(Entries with chart source code)
^^^^^^^^

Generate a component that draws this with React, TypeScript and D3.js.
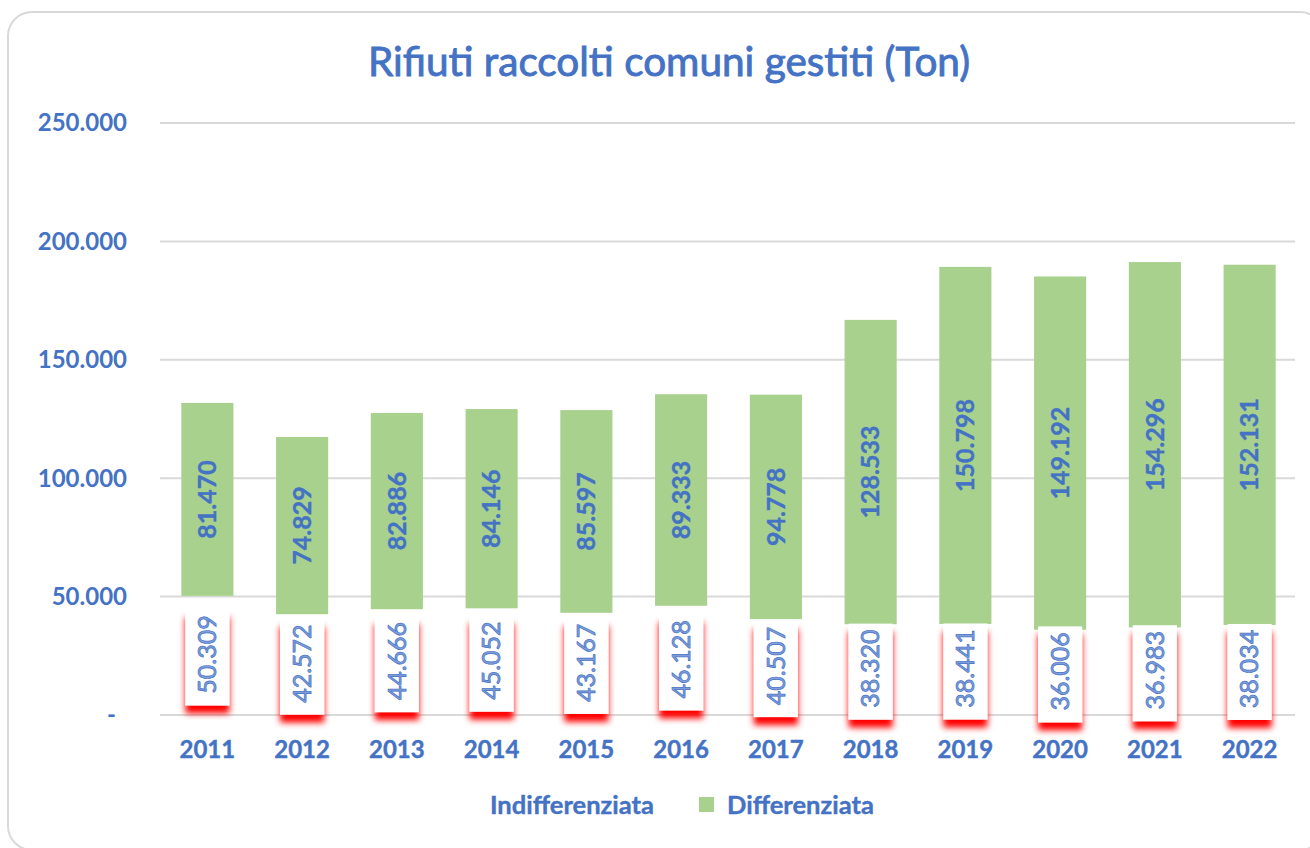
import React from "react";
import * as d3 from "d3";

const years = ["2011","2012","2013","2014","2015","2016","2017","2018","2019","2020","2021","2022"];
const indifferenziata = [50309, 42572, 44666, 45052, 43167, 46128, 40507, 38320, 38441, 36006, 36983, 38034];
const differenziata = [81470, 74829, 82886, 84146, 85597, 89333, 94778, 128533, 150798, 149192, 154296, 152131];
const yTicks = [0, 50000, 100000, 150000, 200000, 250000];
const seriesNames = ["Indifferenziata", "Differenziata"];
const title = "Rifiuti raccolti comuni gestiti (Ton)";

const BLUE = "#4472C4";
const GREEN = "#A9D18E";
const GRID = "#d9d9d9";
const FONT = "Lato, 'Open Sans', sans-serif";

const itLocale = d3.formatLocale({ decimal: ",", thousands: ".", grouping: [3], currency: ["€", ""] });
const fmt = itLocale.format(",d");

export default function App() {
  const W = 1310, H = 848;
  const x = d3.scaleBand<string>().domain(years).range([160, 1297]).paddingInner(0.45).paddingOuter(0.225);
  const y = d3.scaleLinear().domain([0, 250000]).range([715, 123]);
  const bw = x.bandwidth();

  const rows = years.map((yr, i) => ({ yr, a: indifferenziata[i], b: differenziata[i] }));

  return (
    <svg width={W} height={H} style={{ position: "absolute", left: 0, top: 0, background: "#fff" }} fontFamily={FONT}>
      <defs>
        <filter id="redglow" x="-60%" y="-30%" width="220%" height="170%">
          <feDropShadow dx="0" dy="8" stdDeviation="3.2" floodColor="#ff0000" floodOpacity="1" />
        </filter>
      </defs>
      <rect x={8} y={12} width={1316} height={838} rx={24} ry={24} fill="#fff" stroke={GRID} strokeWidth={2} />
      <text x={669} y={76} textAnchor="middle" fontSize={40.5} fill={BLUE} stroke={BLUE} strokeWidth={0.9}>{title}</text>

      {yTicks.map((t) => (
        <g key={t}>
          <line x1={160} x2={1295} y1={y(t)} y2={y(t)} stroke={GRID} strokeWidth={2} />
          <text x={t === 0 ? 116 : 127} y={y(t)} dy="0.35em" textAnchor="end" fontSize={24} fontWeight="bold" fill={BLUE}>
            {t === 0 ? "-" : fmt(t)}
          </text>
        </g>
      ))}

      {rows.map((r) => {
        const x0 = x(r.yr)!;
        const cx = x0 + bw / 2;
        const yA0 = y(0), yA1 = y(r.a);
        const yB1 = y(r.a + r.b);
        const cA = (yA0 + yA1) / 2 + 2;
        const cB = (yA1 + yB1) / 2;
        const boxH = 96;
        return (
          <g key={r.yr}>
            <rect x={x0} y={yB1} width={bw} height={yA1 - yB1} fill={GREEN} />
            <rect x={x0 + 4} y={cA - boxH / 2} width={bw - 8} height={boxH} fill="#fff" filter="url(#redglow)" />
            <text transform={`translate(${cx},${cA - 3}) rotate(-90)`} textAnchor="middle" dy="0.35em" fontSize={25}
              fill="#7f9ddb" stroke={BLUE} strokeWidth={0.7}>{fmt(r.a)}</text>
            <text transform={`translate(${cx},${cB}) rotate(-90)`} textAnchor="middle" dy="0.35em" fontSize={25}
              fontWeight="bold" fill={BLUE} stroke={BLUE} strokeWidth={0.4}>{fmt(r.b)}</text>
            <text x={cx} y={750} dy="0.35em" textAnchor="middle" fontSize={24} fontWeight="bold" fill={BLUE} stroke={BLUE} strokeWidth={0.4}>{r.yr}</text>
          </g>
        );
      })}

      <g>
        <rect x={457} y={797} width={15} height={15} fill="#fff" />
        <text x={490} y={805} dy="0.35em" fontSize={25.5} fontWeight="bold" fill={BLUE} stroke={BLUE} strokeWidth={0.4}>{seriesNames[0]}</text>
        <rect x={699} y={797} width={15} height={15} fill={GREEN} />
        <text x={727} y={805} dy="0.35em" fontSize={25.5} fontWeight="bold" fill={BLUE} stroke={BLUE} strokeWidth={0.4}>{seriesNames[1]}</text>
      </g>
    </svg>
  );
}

^^^^^^^^

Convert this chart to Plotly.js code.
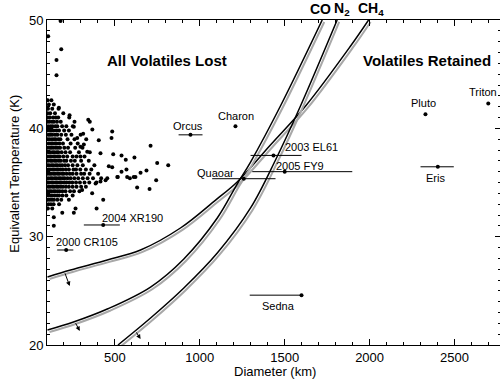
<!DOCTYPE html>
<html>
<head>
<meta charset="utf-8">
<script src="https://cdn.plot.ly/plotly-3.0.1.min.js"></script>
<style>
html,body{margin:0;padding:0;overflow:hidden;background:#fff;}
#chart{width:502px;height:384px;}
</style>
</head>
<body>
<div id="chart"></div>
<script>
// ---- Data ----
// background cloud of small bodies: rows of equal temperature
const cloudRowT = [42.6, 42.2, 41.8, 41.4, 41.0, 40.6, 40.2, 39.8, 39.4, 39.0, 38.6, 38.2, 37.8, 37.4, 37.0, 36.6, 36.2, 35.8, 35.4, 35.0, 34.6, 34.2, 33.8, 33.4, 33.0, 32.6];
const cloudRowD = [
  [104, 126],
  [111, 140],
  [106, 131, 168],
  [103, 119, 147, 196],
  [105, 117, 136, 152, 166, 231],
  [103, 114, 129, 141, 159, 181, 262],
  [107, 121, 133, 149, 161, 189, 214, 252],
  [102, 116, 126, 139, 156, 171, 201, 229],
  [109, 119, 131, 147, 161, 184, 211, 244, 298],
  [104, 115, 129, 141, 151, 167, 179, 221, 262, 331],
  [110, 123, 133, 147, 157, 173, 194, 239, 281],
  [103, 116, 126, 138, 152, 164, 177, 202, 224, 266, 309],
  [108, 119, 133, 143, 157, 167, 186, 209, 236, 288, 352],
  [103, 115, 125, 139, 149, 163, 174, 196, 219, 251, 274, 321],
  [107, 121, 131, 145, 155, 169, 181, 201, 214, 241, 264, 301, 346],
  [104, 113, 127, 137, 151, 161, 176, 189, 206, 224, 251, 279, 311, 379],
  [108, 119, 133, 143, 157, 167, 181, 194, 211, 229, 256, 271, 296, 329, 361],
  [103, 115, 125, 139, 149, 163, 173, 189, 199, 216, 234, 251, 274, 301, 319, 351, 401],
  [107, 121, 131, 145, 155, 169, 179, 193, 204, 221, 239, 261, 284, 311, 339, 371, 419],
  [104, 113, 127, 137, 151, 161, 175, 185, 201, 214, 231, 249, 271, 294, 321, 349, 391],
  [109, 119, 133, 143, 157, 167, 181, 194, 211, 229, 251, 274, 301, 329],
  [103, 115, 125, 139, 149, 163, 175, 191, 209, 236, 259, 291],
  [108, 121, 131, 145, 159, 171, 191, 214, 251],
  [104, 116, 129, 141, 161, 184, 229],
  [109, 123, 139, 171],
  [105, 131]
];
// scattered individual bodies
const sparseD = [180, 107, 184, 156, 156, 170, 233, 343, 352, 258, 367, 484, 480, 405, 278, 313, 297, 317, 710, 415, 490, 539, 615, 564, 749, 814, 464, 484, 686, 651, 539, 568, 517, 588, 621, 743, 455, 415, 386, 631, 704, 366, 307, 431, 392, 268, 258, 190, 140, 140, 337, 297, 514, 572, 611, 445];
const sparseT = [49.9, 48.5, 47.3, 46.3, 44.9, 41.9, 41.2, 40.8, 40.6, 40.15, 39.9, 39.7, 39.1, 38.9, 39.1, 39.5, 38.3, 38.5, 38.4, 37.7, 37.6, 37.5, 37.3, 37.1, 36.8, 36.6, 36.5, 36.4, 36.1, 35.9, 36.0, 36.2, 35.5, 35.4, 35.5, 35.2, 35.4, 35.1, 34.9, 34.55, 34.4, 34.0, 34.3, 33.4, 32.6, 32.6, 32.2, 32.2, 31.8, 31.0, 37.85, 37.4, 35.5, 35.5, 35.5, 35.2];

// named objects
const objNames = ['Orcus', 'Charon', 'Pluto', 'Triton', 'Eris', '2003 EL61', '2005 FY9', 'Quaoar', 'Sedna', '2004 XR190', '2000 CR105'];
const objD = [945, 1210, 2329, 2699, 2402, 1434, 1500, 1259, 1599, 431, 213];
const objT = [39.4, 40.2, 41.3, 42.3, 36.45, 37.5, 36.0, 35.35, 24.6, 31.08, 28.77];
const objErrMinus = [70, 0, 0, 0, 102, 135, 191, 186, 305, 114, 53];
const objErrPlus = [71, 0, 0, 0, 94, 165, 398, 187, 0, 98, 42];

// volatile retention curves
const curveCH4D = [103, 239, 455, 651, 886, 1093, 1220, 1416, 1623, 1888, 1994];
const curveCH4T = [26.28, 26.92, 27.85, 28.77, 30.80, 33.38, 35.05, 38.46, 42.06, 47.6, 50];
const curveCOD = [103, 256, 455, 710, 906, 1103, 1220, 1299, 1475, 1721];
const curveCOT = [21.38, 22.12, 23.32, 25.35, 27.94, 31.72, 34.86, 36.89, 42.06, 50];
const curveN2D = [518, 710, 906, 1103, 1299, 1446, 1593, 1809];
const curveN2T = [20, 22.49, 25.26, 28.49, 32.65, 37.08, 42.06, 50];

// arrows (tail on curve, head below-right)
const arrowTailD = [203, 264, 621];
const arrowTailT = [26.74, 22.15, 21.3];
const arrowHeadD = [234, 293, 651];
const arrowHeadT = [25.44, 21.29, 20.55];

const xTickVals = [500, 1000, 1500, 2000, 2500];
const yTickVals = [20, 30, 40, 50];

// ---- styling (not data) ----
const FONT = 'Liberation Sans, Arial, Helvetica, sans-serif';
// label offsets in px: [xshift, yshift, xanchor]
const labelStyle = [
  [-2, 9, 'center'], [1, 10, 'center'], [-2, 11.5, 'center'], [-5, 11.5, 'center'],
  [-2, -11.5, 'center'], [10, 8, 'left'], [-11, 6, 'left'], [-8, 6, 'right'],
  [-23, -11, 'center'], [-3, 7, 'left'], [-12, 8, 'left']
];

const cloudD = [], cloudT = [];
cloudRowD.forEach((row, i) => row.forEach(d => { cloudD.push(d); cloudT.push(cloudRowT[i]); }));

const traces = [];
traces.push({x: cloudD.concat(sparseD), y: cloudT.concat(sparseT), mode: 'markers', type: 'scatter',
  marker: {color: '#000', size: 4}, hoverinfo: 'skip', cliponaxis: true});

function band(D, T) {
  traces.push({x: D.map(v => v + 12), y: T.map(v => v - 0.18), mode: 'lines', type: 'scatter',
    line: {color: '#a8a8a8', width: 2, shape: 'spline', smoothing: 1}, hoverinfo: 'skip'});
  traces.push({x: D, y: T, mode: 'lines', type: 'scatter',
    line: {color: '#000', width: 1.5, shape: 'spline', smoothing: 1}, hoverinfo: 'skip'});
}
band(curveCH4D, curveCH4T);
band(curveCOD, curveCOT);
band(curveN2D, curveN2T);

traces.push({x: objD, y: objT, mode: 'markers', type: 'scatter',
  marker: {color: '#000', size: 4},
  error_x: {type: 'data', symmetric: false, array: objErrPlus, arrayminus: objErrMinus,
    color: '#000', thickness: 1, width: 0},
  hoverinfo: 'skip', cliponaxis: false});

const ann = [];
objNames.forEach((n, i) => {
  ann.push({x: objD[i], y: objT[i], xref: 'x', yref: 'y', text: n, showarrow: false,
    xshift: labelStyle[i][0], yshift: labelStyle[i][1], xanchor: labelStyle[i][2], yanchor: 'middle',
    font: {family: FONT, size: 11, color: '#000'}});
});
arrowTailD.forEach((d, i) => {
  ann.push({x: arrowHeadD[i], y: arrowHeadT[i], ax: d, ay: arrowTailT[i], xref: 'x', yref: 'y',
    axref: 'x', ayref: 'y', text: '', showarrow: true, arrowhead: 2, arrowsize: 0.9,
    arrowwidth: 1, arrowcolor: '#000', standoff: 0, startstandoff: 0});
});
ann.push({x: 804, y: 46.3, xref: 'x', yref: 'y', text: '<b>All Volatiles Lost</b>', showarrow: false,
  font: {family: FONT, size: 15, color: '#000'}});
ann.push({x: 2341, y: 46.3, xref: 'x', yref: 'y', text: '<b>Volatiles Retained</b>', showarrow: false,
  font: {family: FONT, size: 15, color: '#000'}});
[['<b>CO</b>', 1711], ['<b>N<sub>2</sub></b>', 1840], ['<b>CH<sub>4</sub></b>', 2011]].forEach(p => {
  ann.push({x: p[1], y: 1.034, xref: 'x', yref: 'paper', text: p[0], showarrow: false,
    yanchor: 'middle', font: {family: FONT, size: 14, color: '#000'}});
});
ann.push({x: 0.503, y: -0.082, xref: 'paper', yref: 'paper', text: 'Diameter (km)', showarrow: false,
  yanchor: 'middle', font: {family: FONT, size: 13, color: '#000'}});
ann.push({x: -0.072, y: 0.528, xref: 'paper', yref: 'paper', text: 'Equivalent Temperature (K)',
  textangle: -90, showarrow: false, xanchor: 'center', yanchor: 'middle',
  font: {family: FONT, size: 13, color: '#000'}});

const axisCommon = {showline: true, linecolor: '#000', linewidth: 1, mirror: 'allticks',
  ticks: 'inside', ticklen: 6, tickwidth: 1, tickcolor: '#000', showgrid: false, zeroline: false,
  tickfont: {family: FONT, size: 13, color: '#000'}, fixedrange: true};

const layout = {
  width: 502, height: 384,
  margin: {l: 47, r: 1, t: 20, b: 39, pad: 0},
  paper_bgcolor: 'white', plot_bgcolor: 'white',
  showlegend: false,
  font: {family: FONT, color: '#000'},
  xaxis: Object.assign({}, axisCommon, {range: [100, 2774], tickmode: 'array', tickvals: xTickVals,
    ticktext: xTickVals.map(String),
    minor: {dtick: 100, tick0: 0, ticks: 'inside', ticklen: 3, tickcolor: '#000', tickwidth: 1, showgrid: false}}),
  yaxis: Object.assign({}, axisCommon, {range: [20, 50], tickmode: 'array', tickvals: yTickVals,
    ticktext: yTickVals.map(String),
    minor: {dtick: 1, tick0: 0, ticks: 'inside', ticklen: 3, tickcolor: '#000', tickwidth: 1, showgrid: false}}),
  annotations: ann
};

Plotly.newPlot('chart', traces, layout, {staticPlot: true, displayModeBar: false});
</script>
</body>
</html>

^^^^^^^^

Going back to the data above, write out everything from the line with "Generate a component" down to the line with "const rows = years.map((yr, i)", both included, leaving every picture out.

Generate a component that draws this with React, TypeScript and D3.js.
import React from "react";
import * as d3 from "d3";

const years = ["2011","2012","2013","2014","2015","2016","2017","2018","2019","2020","2021","2022"];
const indifferenziata = [50309, 42572, 44666, 45052, 43167, 46128, 40507, 38320, 38441, 36006, 36983, 38034];
const differenziata = [81470, 74829, 82886, 84146, 85597, 89333, 94778, 128533, 150798, 149192, 154296, 152131];
const yTicks = [0, 50000, 100000, 150000, 200000, 250000];
const seriesNames = ["Indifferenziata", "Differenziata"];
const title = "Rifiuti raccolti comuni gestiti (Ton)";

const BLUE = "#4472C4";
const GREEN = "#A9D18E";
const GRID = "#d9d9d9";
const FONT = "Lato, 'Open Sans', sans-serif";

const itLocale = d3.formatLocale({ decimal: ",", thousands: ".", grouping: [3], currency: ["€", ""] });
const fmt = itLocale.format(",d");

export default function App() {
  const W = 1310, H = 848;
  const x = d3.scaleBand<string>().domain(years).range([160, 1297]).paddingInner(0.45).paddingOuter(0.225);
  const y = d3.scaleLinear().domain([0, 250000]).range([715, 123]);
  const bw = x.bandwidth();

  const rows = years.map((yr, i) => ({ yr, a: indifferenziata[i], b: differenziata[i] }));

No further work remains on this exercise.